Veronica, Mary Gaitskill, Pantheon Books, 2005, 257 pp
This book gave me symptoms of the flu. I don't mean that as a criticism. The two main characters, Veronica and Allie, are sick. Veronica has AIDS, Allie has Hepatitis C. Told in first person through Allie's eyes, the story of their strange friendship is fraught with the dark side of late 20th century attempts to connect with other human beings.
With unrelenting intensity, Allie relives running away from home as a teenager, hanging out with other disconnected people, doing drugs and engaging in promiscuous sex. She falls into modeling, which is no world for a young woman with identity and self-esteem issues. Finally when she is thoroughly used and broken, she meets Veronica at a temp job in New York City and their unlikely relationship is formed.
The writing is literary in the extreme but finely crafted and evocative in its spareness. Gaitskill takes you deep into the dark night of human loneliness and despair, similar to many of Joyce Carol Oates' novels but without all the rushing gush of words. The physical illnesses are a metaphor for the spiritual malaise, as I believe they are in real life.

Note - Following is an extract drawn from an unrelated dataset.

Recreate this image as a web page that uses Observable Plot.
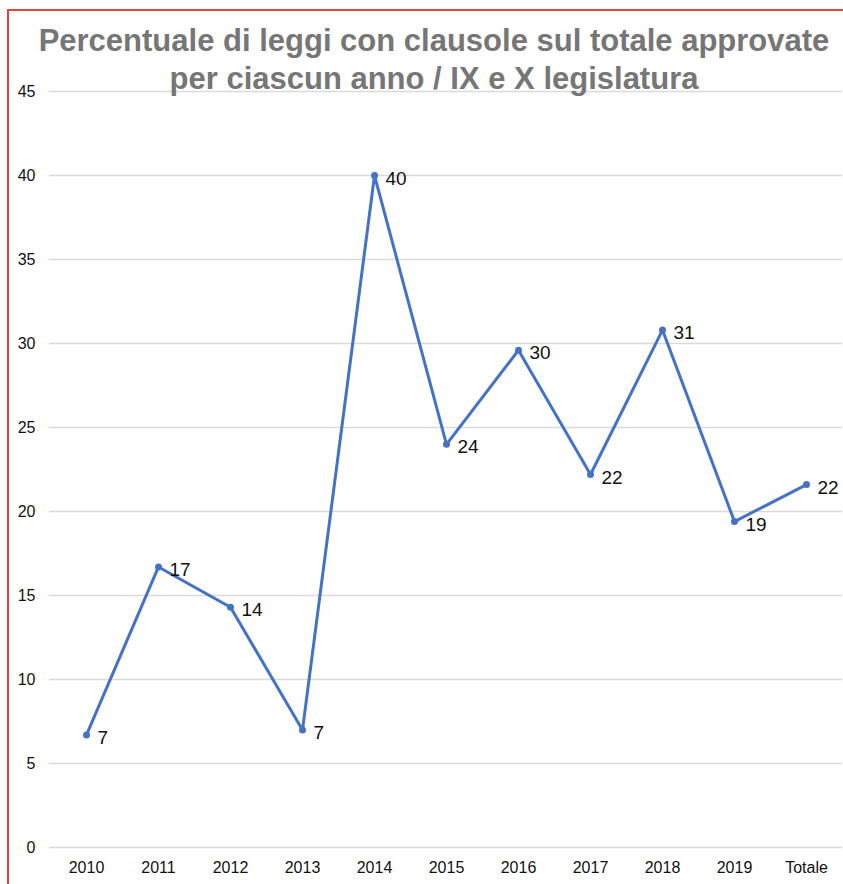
<!DOCTYPE html>
<html>
<head>
<meta charset="utf-8">
<script src="https://cdn.jsdelivr.net/npm/d3@7"></script>
<script src="https://cdn.jsdelivr.net/npm/@observablehq/plot@0.6"></script>
<style>
  html, body { margin: 0; padding: 0; background: #fff; }
  #wrap { position: relative; width: 843px; height: 884px; overflow: hidden; background: #fff; }
  #frame { position: absolute; left: 7px; top: 9px; width: 900px; height: 900px;
           border-left: 2px solid #e8423c; border-top: 2px solid #e8423c; box-sizing: border-box; }
  #title { position: absolute; left: 0; top: 22px; width: 868px; text-align: center;
           font-family: "Liberation Sans", Arial, sans-serif; font-weight: bold; font-size: 31px;
           line-height: 38px; color: #767676; z-index: 2; }
  #chart { position: absolute; left: 0; top: 0; }
</style>
</head>
<body>
<div id="wrap">
  <div id="frame"></div>
  <div id="chart"></div>
  <div id="title">Percentuale di leggi con clausole sul totale approvate<br>per ciascun anno / IX e X legislatura</div>
</div>
<script>
const categories = ["2010", "2011", "2012", "2013", "2014", "2015", "2016", "2017", "2018", "2019", "Totale"];
const values = [6.7, 16.7, 14.3, 7.0, 40.0, 24.0, 29.6, 22.2, 30.8, 19.4, 21.6];
const labels = ["7", "17", "14", "7", "40", "24", "30", "22", "31", "19", "22"];
const yTicks = [0, 5, 10, 15, 20, 25, 30, 35, 40, 45];

const data = categories.map((c, i) => ({cat: c, v: values[i], label: labels[i]}));

const chart = Plot.plot({
  width: 843,
  height: 884,
  marginLeft: 49,
  marginRight: 1,
  marginTop: 91,
  marginBottom: 37,
  style: {fontFamily: "Liberation Sans, Arial, sans-serif", fontSize: "16px", color: "#111", background: "transparent"},
  x: {type: "point", domain: categories, padding: 0.5, label: null},
  y: {domain: [0, 45], label: null},
  marks: [
    Plot.ruleY(yTicks, {stroke: "#d9d9d9", strokeWidth: 1.3}),
    Plot.axisY({ticks: yTicks, tickSize: 0, tickPadding: 14, label: null, fontSize: 16, fill: "#111"}),
    Plot.axisX({tickSize: 0, tickPadding: 14, label: null, fontSize: 16, fill: "#111"}),
    Plot.line(data, {x: "cat", y: "v", stroke: "#4472c4", strokeWidth: 3}),
    Plot.dot(data, {x: "cat", y: "v", fill: "#4472c4", r: 3.5}),
    Plot.text(data, {x: "cat", y: "v", text: "label", textAnchor: "start", dx: 11, dy: 3, fontSize: 19, fill: "#111"})
  ]
});
document.getElementById("chart").appendChild(chart);
</script>
</body>
</html>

I would not recommend this book to anyone who is the least bit emotionally unstable. It is frightening and the sudden bright ray of realization and redemption at the end does nothing to mitigate the murky degradation Gaitskill has put you through for over 200 pages. We all have our moments of depression but Allie's is unending. It made me super grateful for the closeness and love I enjoy with many people in my life but so sad for all the lonely people.